Like many people with anorexia, I have perfectionist tendencies That led to a dietician once telling me: “Great… why don’t you try to be perfect at recovery?”
It got me thinking – are there parts of me and my condition that are being used for bad, and could be flipped into something positive? For example, we often hear of people replacing an unhealthy addiction to alcohol or drugs with something more socially acceptable, like exercise.
So is there a way to flip the script on a mental health condition like anorexia? I went looking for answers.
Using Your Will Power To Recover
The first person I spoke to was Tabitha Farrar. Tabitha is a coach, author, and activist who battled anorexia for 12 years before recovering, then dedicating her life to helping people recover from eating disorders. She says that the same commitment she had to being anorexic was something that could be flipped into being great at recovery. And she thinks this is true for most people.
“I promise you that you have the willpower to do anything that you want to. Including recover.”
“One complaint I hear quite often from people in recovery is that they don’t have enough willpower to be consistent with the rewiring process of taking the opposite action to what their disorder tends them towards,” she explains.
“This always makes me chuckle. Really? If you have the stubbornness to restrict food, to compulsively exercise, to avoid any situation, person, or thing that threatens your eating disorder, I promise you that you have the willpower to do anything that you want to. Including recover.”
Study Your Systems, Then Hack Them
But it’s not as simple as just doing the “opposite” of everything you did before. Instead, you need to be aware of how your personality traits and routine feed into your illness. Once you under the system, it’s easier to hack.
This is what Lucie Manning, age 30, did. In her early ’20s, she struggled with borderline personality disorder, but has since recovered from the condition by studying the system, then flipping it.
“So the trick is: if you can direct your capacity for compassion inwards, you can help heal yourself with self-love.”
“With borderline, your personality splits between good and bad, positive and negative. When you’re feeling good, you’re extra compassionate; when you’re feeling bad, you can flip and be an uncaring bitch.

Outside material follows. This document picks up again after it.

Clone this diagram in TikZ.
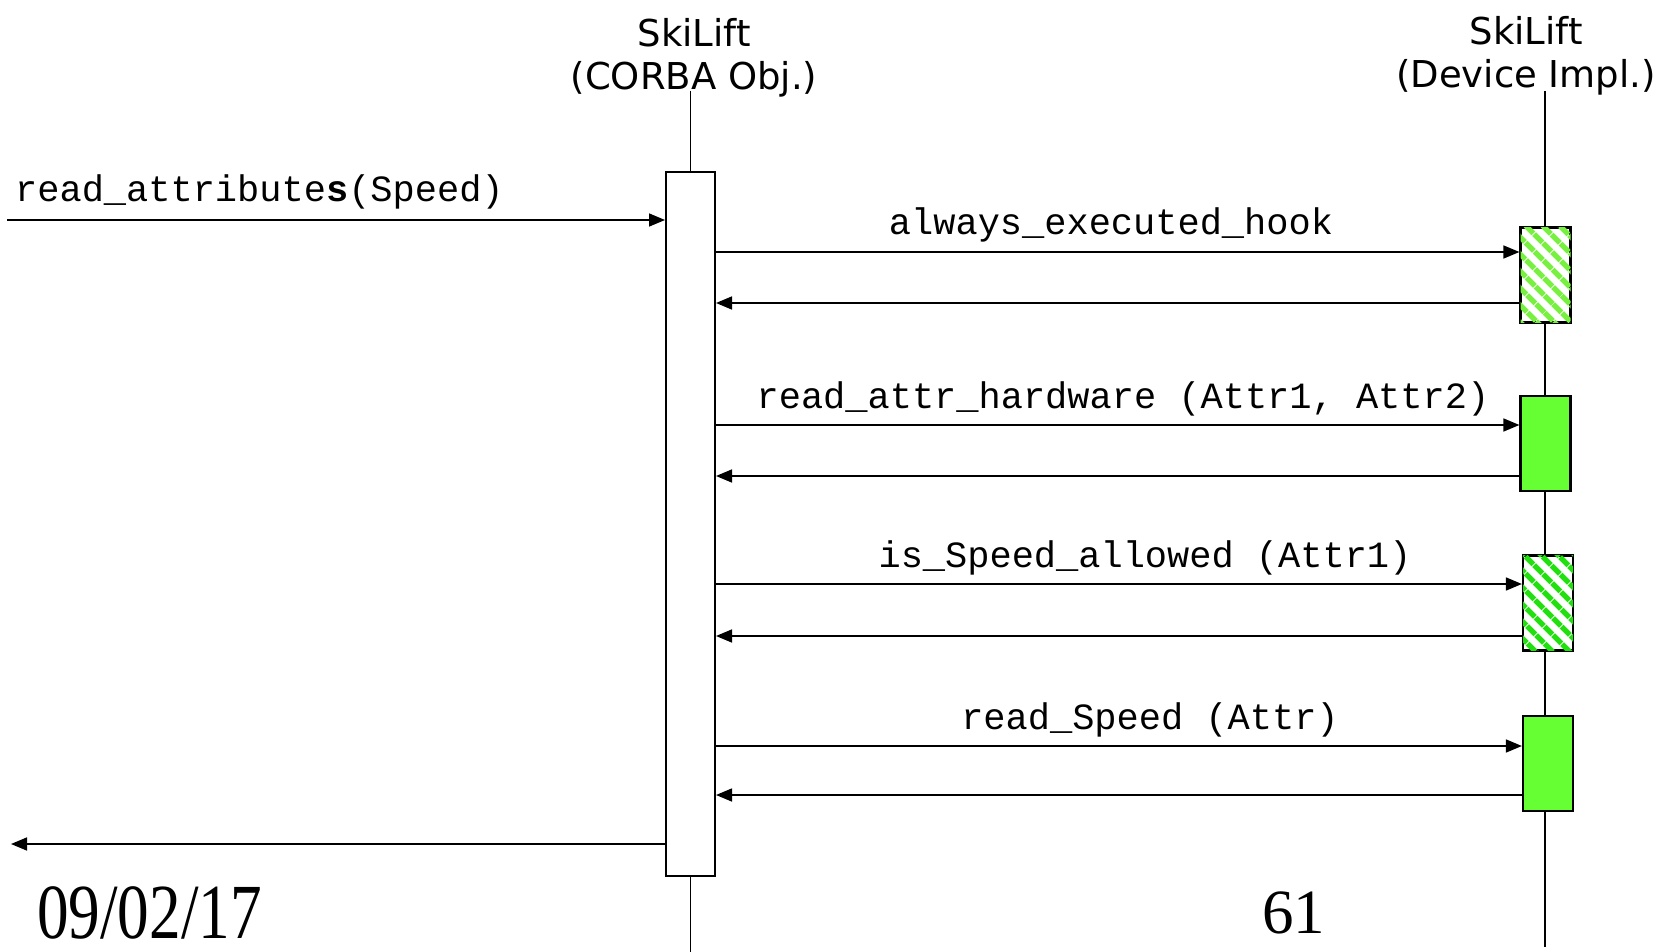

So the trick is: if you can direct your capacity for compassion inwards, you can help heal yourself with self-love. ”
First she had to become aware of what she was doing, and the underlying motivations that drove it. Then it was a case of actively directing it in a different way. Not easy to do, but with focus and commitment, entirely possible.
Turning Symptoms Into Positives
Nor is recovery the only goal of flipping the script on a mental health condition. For example, my artistic friend Georgie, 27, has autism… and while that sometimes causes her issues, it can also be a positive.
“There’s something called super-focus which is sort of like obsessiveness,” she says. “So I sit down in front of my laptop or paper for hours, forgetting about everything except the task in hand, until I feel better.”
Acknowledging The Journey
So yes, you can flip the script on a mental health condition, within certain parameters. But it’s still important to be careful how we fame this idea. Recovery is not as simple as just choosing not to have a condition anymore. Likewise, while some conditions may have weird perks—a person with OCD might have an easier time getting through their bucket list, for example–that doesn’t mean that that condition itself is any less hard to manage or deal with.
Perhaps, then, it’s less about “flipping the script” then acknowledging all aspects of the journey that an illness takes you on.
Perhaps, then, it’s less about “flipping the script” then acknowledging all aspects of the journey that an illness takes you on. Long term illnesses are difficult and burdensome. But they are part of a life, and like the individuals with them, have many different facets. Sometimes it’s possible to flip it round and find a bright aspect, or see it from a different perspective to find something positive. Attitude isn’t everything – but it can help.